Nording Hunter Blend Fox Hound
Gage: This blend is an English wolf in a Danish sheep’s clothing. Clearly, the association with Danish pipemaker Erik Nording conjures up thoughts of Danish aromatic tobaccos. But if you’re looking for a medium-bodied English blend with superb Cyprian Latakia and top-notch Oriental and Turkish tobaccos, this is worth tracking down. The tin aroma is almost sweet—not from aromatic toppings but from the medium ribbon-cut tobacco itself. It’s simply excellent, beautifully aged leaf from the McClelland storehouse.

The premium-grade Latakia in Fox Hound has a smoky sweetness and none of the harshness found in some Latakia mixtures. It smelled so sweet, in fact, that despite it not being in the description, I wondered whether there was a bit of lightly cased black Cavendish sprinkled in.

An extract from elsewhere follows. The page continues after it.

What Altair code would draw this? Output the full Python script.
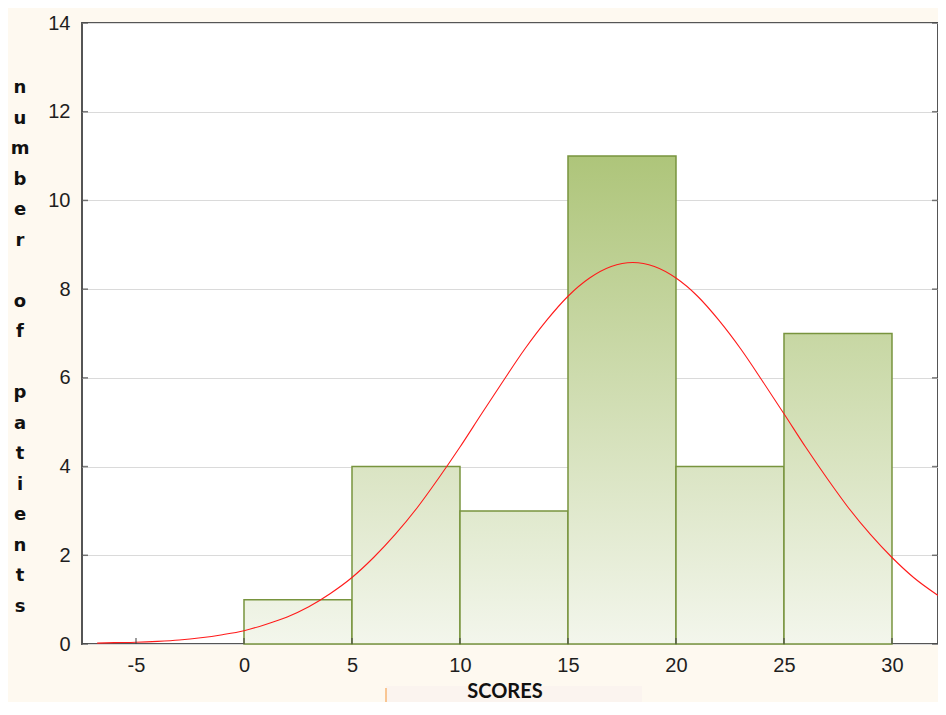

A sure way to tell is nibble the tobacco, and after going through numerous black nuggets, they were all Latakia. The Oriental and Turkish tobaccos deliver complex notes of musk and hay and an almost Virginia-like sweetness. Oriental leaf can be exceptionally sweet, if it’s the right stuff. If you enjoy a medium English blend and take the time to track this down, you’ll be in for a pleasant surprise.

Harb: Nording’s Fox Hound is described as a mild English-style blend featuring Cyprian Latakia and Orientals. The aroma from the tin is light, with the pungent Latakia nicely combined with the sweet and piquant Orientals. Once stoked to embers, it is the spice and tang of the Orientals that emerge as the primary flavors, with the smoky flavor of the Latakia underneath. This flavor profile remains the same through most of the bowl, with the Latakia contributing more at the finish. Fox Hound smoked smooth and dry to a soft gray ash. The intensity of flavor is mild, which would make this an all-day smoke for some. Fox Hound is a definite recommendation for your to-try list.

 

Villiger 1888 Cocktail Hour
Gage: Nobody does spun cut tobacco like Stokkebye, and I love those wonderful little disks. So popping the 50-gram tin and peeling back the crimped paper covering to reveal luscious circles of tobacco immediately got my attention. The mixture is a combination of disks and loose fine-cut ribbons, and I would probably have preferred all disks I could rub out myself, but I’m being picky. It seems Cocktail Hour is a cuvee of tobaccos: flue-cured Virginias from the U.S. and Brazil, African Malawi-grown Virginia leaf, and toppings of chocolate and pineapple.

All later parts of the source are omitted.